▸ **EXERCISE BRIEF**: Your task is to give the listing below back word for word, pictures excluded.

▸ **DATASET EXTRACT**:

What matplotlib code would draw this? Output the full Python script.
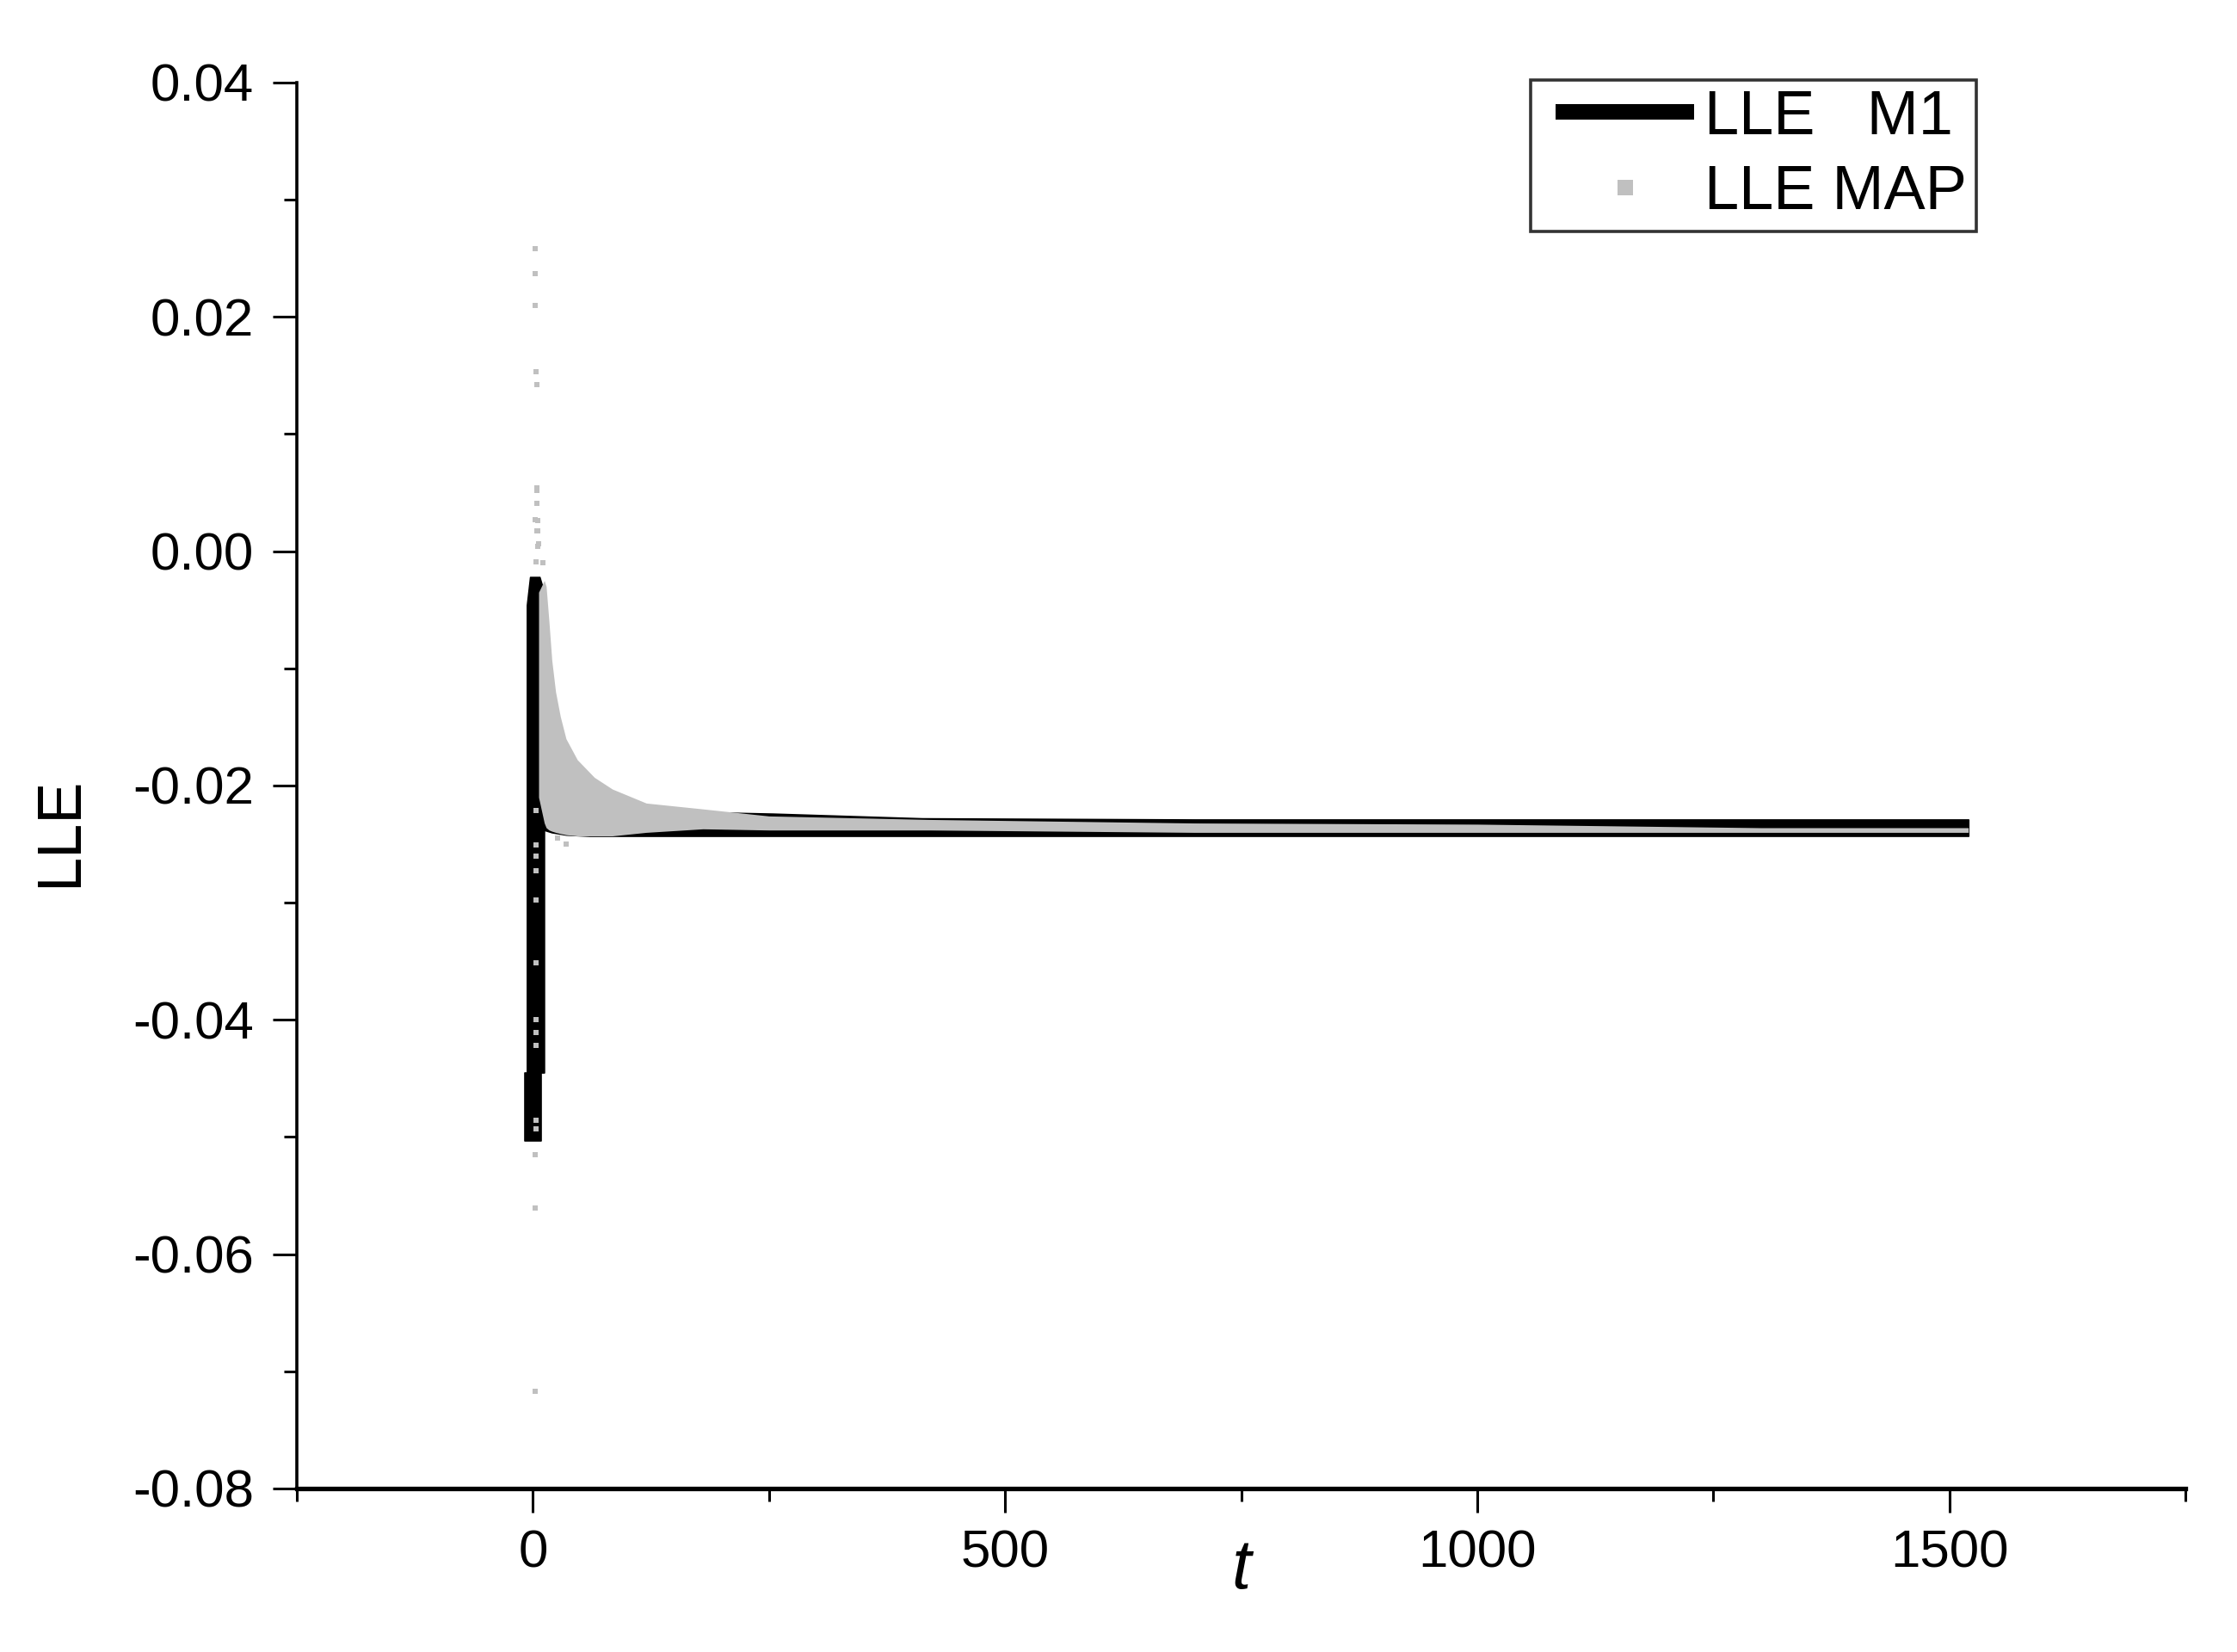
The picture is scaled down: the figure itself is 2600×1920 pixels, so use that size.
import matplotlib
matplotlib.use("Agg")
import matplotlib.pyplot as plt
from matplotlib.lines import Line2D
from matplotlib.legend_handler import HandlerLine2D
from matplotlib.ticker import MultipleLocator, FormatStrFormatter

plt.rcParams['font.family'] = ['Liberation Sans', 'DejaVu Sans']
plt.rcParams['axes.unicode_minus'] = False

# ---------------- data ----------------
# LLE M1 : initial vertical burst near t = 0 (two stacked blocks)
m1_col_t = [-6.4, -3.0, 7.0, 11.8]
m1_col_top = [-0.0046, -0.0022, -0.0022, -0.0035]
m1_col_bot = [-0.0445, -0.0445, -0.0445, -0.0445]
m1_col2_t = [-9.0, 9.0]
m1_col2_top = [-0.0445, -0.0445]
m1_col2_bot = [-0.0503, -0.0503]

# LLE M1 : oscillation envelope after the burst
m1_t = [12, 20, 35, 60, 100, 137, 254, 412, 700, 1000, 1300, 1520]
m1_hi = [-0.0190, -0.0195, -0.0205, -0.0215, -0.0220, -0.0222, -0.0224,
         -0.0228, -0.0229, -0.0229, -0.0229, -0.0229]
m1_lo = [-0.0238, -0.0240, -0.0242, -0.0243, -0.0243, -0.0243, -0.0243,
         -0.0243, -0.0243, -0.0243, -0.0243, -0.0243]

# LLE MAP : envelope of the dense point cloud
map_t = [6, 12, 14, 17, 20, 24, 29, 35, 47, 65, 84, 120, 180, 250, 420,
         700, 1000, 1300, 1520]
map_hi = [-0.0035, -0.0025, -0.0030, -0.0060, -0.0093, -0.0120, -0.0141,
          -0.0160, -0.0178, -0.0193, -0.0203, -0.0215, -0.0220, -0.0226,
          -0.0229, -0.0232, -0.0233, -0.0236, -0.0236]
map_lo = [-0.0210, -0.0232, -0.0236, -0.0238, -0.0239, -0.0240, -0.0241,
          -0.0242, -0.0243, -0.0243, -0.0243, -0.0240, -0.0237, -0.0238,
          -0.0238, -0.0240, -0.0240, -0.0240, -0.0240]

# LLE MAP : isolated points near the start
map_pts_t = [2, 2, 2, 3, 4, 4, 4, 5, 5, 5, 2, 4, 6, 3, 11, 4,
             3, 3, 3, 3, 3, 3, 3, 3, 3, 3, 3,
             2, 2, 2, 26, 35]
map_pts_v = [0.0258, 0.0237, 0.0210, 0.0153, 0.0142, 0.0052, 0.0041,
             0.0026, 0.0017, 0.0004, 0.0027, 0.0017, 0.0006, -0.0009,
             -0.0010, 0.0054,
             -0.0221, -0.0251, -0.0260, -0.0273, -0.0298, -0.0351,
             -0.0400, -0.0411, -0.0422, -0.0486, -0.0493,
             -0.0515, -0.0561, -0.0717, -0.0245, -0.0250]

x_major = [0, 500, 1000, 1500]
y_major = [0.04, 0.02, 0.00, -0.02, -0.04, -0.06, -0.08]

series_labels = ['LLE   M1', 'LLE MAP']
m1_color = 'black'
map_color = '#c0c0c0'

# ---------------- figure ----------------
fig = plt.figure(figsize=(13, 9.6), dpi=200)
ax = fig.add_axes([0.1327, 0.099, 0.8443, 0.851])

# M1 (black)
ax.fill_between(m1_col_t, m1_col_bot, m1_col_top, color=m1_color, lw=0.6,
                edgecolor=m1_color, zorder=2)
ax.fill_between(m1_col2_t, m1_col2_bot, m1_col2_top, color=m1_color, lw=0.6,
                edgecolor=m1_color, zorder=2)
ax.fill_between(m1_t, m1_lo, m1_hi, color=m1_color, lw=0.6,
                edgecolor=m1_color, zorder=2)

# MAP (grey) on top
ax.fill_between(map_t, map_lo, map_hi, color=map_color, lw=0,
                zorder=3)
ax.plot(map_pts_t, map_pts_v, ls='none', marker='s', ms=2.4, mew=0,
        color=map_color, zorder=4)

# axes styling
ax.set_xlim(-250, 1750)
ax.set_ylim(-0.08, 0.04)
ax.spines['top'].set_visible(False)
ax.spines['right'].set_visible(False)
ax.spines['left'].set_linewidth(1.3)
ax.spines['bottom'].set_linewidth(1.9)

ax.xaxis.set_major_locator(plt.FixedLocator(x_major))
ax.xaxis.set_minor_locator(MultipleLocator(250))
ax.yaxis.set_major_locator(plt.FixedLocator(y_major))
ax.yaxis.set_minor_locator(MultipleLocator(0.01))
ax.yaxis.set_major_formatter(FormatStrFormatter('%.2f'))
ax.xaxis.set_major_formatter(FormatStrFormatter('%d'))

ax.tick_params(axis='both', which='major', direction='out', length=10,
               width=1.1, labelsize=22.3)
ax.tick_params(axis='both', which='minor', direction='out', length=5.4,
               width=1.1)
ax.tick_params(axis='x', which='major', pad=7)
ax.tick_params(axis='y', which='major', pad=8)

ax.set_xlabel('t', fontsize=29, style='italic')
ax.xaxis.set_label_coords(0.5, -0.058)
ax.xaxis.label.set_verticalalignment('center')

ax.set_ylabel('LLE', fontsize=26)
ax.yaxis.set_label_coords(-0.125, 0.467)
ax.yaxis.label.set_verticalalignment('center')

handles = [Line2D([], [], color=m1_color, lw=6.5, solid_capstyle='butt'),
           Line2D([], [], color=map_color, ls='none', marker='s', ms=6.5,
                  mew=0)]
hmap = {h: HandlerLine2D(xpad=0.26) for h in handles}
leg = ax.legend(handles, series_labels, loc='upper right',
                bbox_to_anchor=(0.889, 1.002), borderaxespad=0,
                fontsize=26, frameon=True, fancybox=False, shadow=False,
                handlelength=2.49, handletextpad=0.16, borderpad=0.15,
                labelspacing=0.28, handler_map=hmap)
leg.get_frame().set_edgecolor('black')
leg.get_frame().set_linewidth(1.3)

fig.savefig('out.png', dpi=200, facecolor='white')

▸ **OUTPUT OF THE TASK**:
What matplotlib code would draw this? Output the full Python script.
The picture is scaled down: the figure itself is 2600×1920 pixels, so use that size.
import matplotlib
matplotlib.use("Agg")
import matplotlib.pyplot as plt
from matplotlib.lines import Line2D
from matplotlib.legend_handler import HandlerLine2D
from matplotlib.ticker import MultipleLocator, FormatStrFormatter

plt.rcParams['font.family'] = ['Liberation Sans', 'DejaVu Sans']
plt.rcParams['axes.unicode_minus'] = False

# ---------------- data ----------------
# LLE M1 : initial vertical burst near t = 0 (two stacked blocks)
m1_col_t = [-6.4, -3.0, 7.0, 11.8]
m1_col_top = [-0.0046, -0.0022, -0.0022, -0.0035]
m1_col_bot = [-0.0445, -0.0445, -0.0445, -0.0445]
m1_col2_t = [-9.0, 9.0]
m1_col2_top = [-0.0445, -0.0445]
m1_col2_bot = [-0.0503, -0.0503]

# LLE M1 : oscillation envelope after the burst
m1_t = [12, 20, 35, 60, 100, 137, 254, 412, 700, 1000, 1300, 1520]
m1_hi = [-0.0190, -0.0195, -0.0205, -0.0215, -0.0220, -0.0222, -0.0224,
         -0.0228, -0.0229, -0.0229, -0.0229, -0.0229]
m1_lo = [-0.0238, -0.0240, -0.0242, -0.0243, -0.0243, -0.0243, -0.0243,
         -0.0243, -0.0243, -0.0243, -0.0243, -0.0243]

# LLE MAP : envelope of the dense point cloud
map_t = [6, 12, 14, 17, 20, 24, 29, 35, 47, 65, 84, 120, 180, 250, 420,
         700, 1000, 1300, 1520]
map_hi = [-0.0035, -0.0025, -0.0030, -0.0060, -0.0093, -0.0120, -0.0141,
          -0.0160, -0.0178, -0.0193, -0.0203, -0.0215, -0.0220, -0.0226,
          -0.0229, -0.0232, -0.0233, -0.0236, -0.0236]
map_lo = [-0.0210, -0.0232, -0.0236, -0.0238, -0.0239, -0.0240, -0.0241,
          -0.0242, -0.0243, -0.0243, -0.0243, -0.0240, -0.0237, -0.0238,
          -0.0238, -0.0240, -0.0240, -0.0240, -0.0240]

# LLE MAP : isolated points near the start
map_pts_t = [2, 2, 2, 3, 4, 4, 4, 5, 5, 5, 2, 4, 6, 3, 11, 4,
             3, 3, 3, 3, 3, 3, 3, 3, 3, 3, 3,
             2, 2, 2, 26, 35]
map_pts_v = [0.0258, 0.0237, 0.0210, 0.0153, 0.0142, 0.0052, 0.0041,
             0.0026, 0.0017, 0.0004, 0.0027, 0.0017, 0.0006, -0.0009,
             -0.0010, 0.0054,
             -0.0221, -0.0251, -0.0260, -0.0273, -0.0298, -0.0351,
             -0.0400, -0.0411, -0.0422, -0.0486, -0.0493,
             -0.0515, -0.0561, -0.0717, -0.0245, -0.0250]

x_major = [0, 500, 1000, 1500]
y_major = [0.04, 0.02, 0.00, -0.02, -0.04, -0.06, -0.08]

series_labels = ['LLE   M1', 'LLE MAP']
m1_color = 'black'
map_color = '#c0c0c0'

# ---------------- figure ----------------
fig = plt.figure(figsize=(13, 9.6), dpi=200)
ax = fig.add_axes([0.1327, 0.099, 0.8443, 0.851])

# M1 (black)
ax.fill_between(m1_col_t, m1_col_bot, m1_col_top, color=m1_color, lw=0.6,
                edgecolor=m1_color, zorder=2)
ax.fill_between(m1_col2_t, m1_col2_bot, m1_col2_top, color=m1_color, lw=0.6,
                edgecolor=m1_color, zorder=2)
ax.fill_between(m1_t, m1_lo, m1_hi, color=m1_color, lw=0.6,
                edgecolor=m1_color, zorder=2)

# MAP (grey) on top
ax.fill_between(map_t, map_lo, map_hi, color=map_color, lw=0,
                zorder=3)
ax.plot(map_pts_t, map_pts_v, ls='none', marker='s', ms=2.4, mew=0,
        color=map_color, zorder=4)

# axes styling
ax.set_xlim(-250, 1750)
ax.set_ylim(-0.08, 0.04)
ax.spines['top'].set_visible(False)
ax.spines['right'].set_visible(False)
ax.spines['left'].set_linewidth(1.3)
ax.spines['bottom'].set_linewidth(1.9)

ax.xaxis.set_major_locator(plt.FixedLocator(x_major))
ax.xaxis.set_minor_locator(MultipleLocator(250))
ax.yaxis.set_major_locator(plt.FixedLocator(y_major))
ax.yaxis.set_minor_locator(MultipleLocator(0.01))
ax.yaxis.set_major_formatter(FormatStrFormatter('%.2f'))
ax.xaxis.set_major_formatter(FormatStrFormatter('%d'))

ax.tick_params(axis='both', which='major', direction='out', length=10,
               width=1.1, labelsize=22.3)
ax.tick_params(axis='both', which='minor', direction='out', length=5.4,
               width=1.1)
ax.tick_params(axis='x', which='major', pad=7)
ax.tick_params(axis='y', which='major', pad=8)

ax.set_xlabel('t', fontsize=29, style='italic')
ax.xaxis.set_label_coords(0.5, -0.058)
ax.xaxis.label.set_verticalalignment('center')

ax.set_ylabel('LLE', fontsize=26)
ax.yaxis.set_label_coords(-0.125, 0.467)
ax.yaxis.label.set_verticalalignment('center')

handles = [Line2D([], [], color=m1_color, lw=6.5, solid_capstyle='butt'),
           Line2D([], [], color=map_color, ls='none', marker='s', ms=6.5,
                  mew=0)]
hmap = {h: HandlerLine2D(xpad=0.26) for h in handles}
leg = ax.legend(handles, series_labels, loc='upper right',
                bbox_to_anchor=(0.889, 1.002), borderaxespad=0,
                fontsize=26, frameon=True, fancybox=False, shadow=False,
                handlelength=2.49, handletextpad=0.16, borderpad=0.15,
                labelspacing=0.28, handler_map=hmap)
leg.get_frame().set_edgecolor('black')
leg.get_frame().set_linewidth(1.3)

fig.savefig('out.png', dpi=200, facecolor='white')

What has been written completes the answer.